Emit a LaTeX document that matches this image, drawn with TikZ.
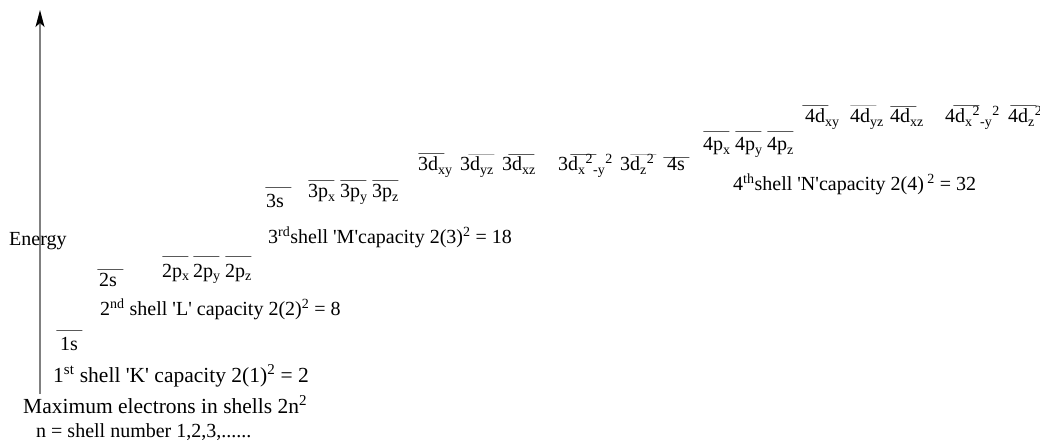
\documentclass[tikz,border=0pt]{standalone}
\usepackage{fontspec}
\setmainfont{Liberation Serif}
\usetikzlibrary{positioning, arrows.meta}
\newcommand{\sq}{\textquotesingle}

\begin{document}
\begin{tikzpicture}[
    x=1pt, y=-1pt,
    every node/.style={font=\fontsize{20}{24}\selectfont, inner sep=0pt},
    level/.style={draw, line width=0.9pt, minimum width=26pt, minimum height=0pt,
                  inner sep=0pt, anchor=west},
    faint/.style={draw=gray},
    orb/.style={anchor=base west},
    shelltext/.style={anchor=base west},
    bigtext/.style={anchor=base west, font=\fontsize{21.5}{25}\selectfont},
    axis/.style={draw=gray, line width=1.2pt, -{Stealth[color=black, length=17pt, width=9pt, inset=4pt]}}
]
    \useasboundingbox (0,0) rectangle (1040,443);

    % energy axis
    \coordinate (axisbot) at (40,394);
    \coordinate (axistop) at (40,10);
    \draw[axis] (axisbot) -- (axistop);
    \node[shelltext] (energy) at (9,246) {Energy};

    % orbital levels: name / line x / line y / label x / label baseline / text
    \foreach \n/\lx/\ly/\tx/\ty/\t in {
        1s/56/330/60/350/{1s},
        2s/97/269/99/287/{2s},
        2px/162/256/162/277/{2p\textsubscript{x}},
        2py/193/256/193/277/{2p\textsubscript{y}},
        2pz/225/256/225/277/{2p\textsubscript{z}},
        3s/265/187/266/208/{3s},
        3px/308/180/308/198/{3p\textsubscript{x}},
        3py/340/180/340/198/{3p\textsubscript{y}},
        3pz/372/180/372/198/{3p\textsubscript{z}},
        3dxy/418/153/418/171/{3d\textsubscript{xy}},
        3dxz/508/154/502/171/{3d\textsubscript{xz}},
        3dxy2/570/154/558/171/{3d\textsubscript{x}\textsuperscript{2}\textsubscript{-y}\textsuperscript{2}},
        4s/663/157/667/171/{4s},
        4px/703/131/703/151/{4p\textsubscript{x}},
        4py/735/131/735/151/{4p\textsubscript{y}},
        4pz/767/131/767/151/{4p\textsubscript{z}},
        4dxy/802/105/805/123/{4d\textsubscript{xy}},
        4dxz/890/106/890/123/{4d\textsubscript{xz}},
        4dxy2/953/105/945/123/{4d\textsubscript{x}\textsuperscript{2}\textsubscript{-y}\textsuperscript{2}},
        4dz2/1010/105/1008/123/{4d\textsubscript{z}\textsuperscript{2}}}
    {
        \node[level] (lv\n) at (\lx,\ly) {};
        \node[orb] (lb\n) at (\tx,\ty) {\t};
    }
    % the paler ones
    \foreach \n/\lx/\ly/\tx/\ty/\t in {
        3dyz/468/154/460/171/{3d\textsubscript{yz}},
        3dz2/630/154/620/171/{3d\textsubscript{z}\textsuperscript{2}},
        4dyz/850/105/850/123/{4d\textsubscript{yz}}}
    {
        \node[level, faint] (lv\n) at (\lx,\ly) {};
        \node[orb] (lb\n) at (\tx,\ty) {\t};
    }

    % shell captions
    \node[bigtext] (shellK) at (53,382) {1\textsuperscript{st} shell \sq K\sq{} capacity 2(1)\textsuperscript{2} = 2};
    \node[shelltext] (shellL) at (100,316) {2\textsuperscript{nd} shell \sq L\sq{} capacity 2(2)\textsuperscript{2} = 8};
    \node[shelltext] (shellM) at (268,244) {3\textsuperscript{rd}shell \sq M\sq capacity 2(3)\textsuperscript{2} = 18};
    \node[shelltext] (shellN) at (733,191) {4\textsuperscript{th}shell \sq N\sq capacity 2(4)\,\textsuperscript{2} = 32};
    \node[bigtext] (maxel) at (23,413) {Maximum electrons in shells 2n\textsuperscript{2}};
    \node[shelltext] (nnum) at (36,437) {n = shell number 1,2,3,......};
\end{tikzpicture}
\end{document}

- - - - -

**PROBLEM STATEMENT**
Write out exactly the opening lines of the data, stopping after the line that holds "(energy) at (9,246)". Exclude pictures.

**WRITTEN REPLY**
Emit a LaTeX document that matches this image, drawn with TikZ.
\documentclass[tikz,border=0pt]{standalone}
\usepackage{fontspec}
\setmainfont{Liberation Serif}
\usetikzlibrary{positioning, arrows.meta}
\newcommand{\sq}{\textquotesingle}

\begin{document}
\begin{tikzpicture}[
    x=1pt, y=-1pt,
    every node/.style={font=\fontsize{20}{24}\selectfont, inner sep=0pt},
    level/.style={draw, line width=0.9pt, minimum width=26pt, minimum height=0pt,
                  inner sep=0pt, anchor=west},
    faint/.style={draw=gray},
    orb/.style={anchor=base west},
    shelltext/.style={anchor=base west},
    bigtext/.style={anchor=base west, font=\fontsize{21.5}{25}\selectfont},
    axis/.style={draw=gray, line width=1.2pt, -{Stealth[color=black, length=17pt, width=9pt, inset=4pt]}}
]
    \useasboundingbox (0,0) rectangle (1040,443);

    % energy axis
    \coordinate (axisbot) at (40,394);
    \coordinate (axistop) at (40,10);
    \draw[axis] (axisbot) -- (axistop);
    \node[shelltext] (energy) at (9,246) {Energy};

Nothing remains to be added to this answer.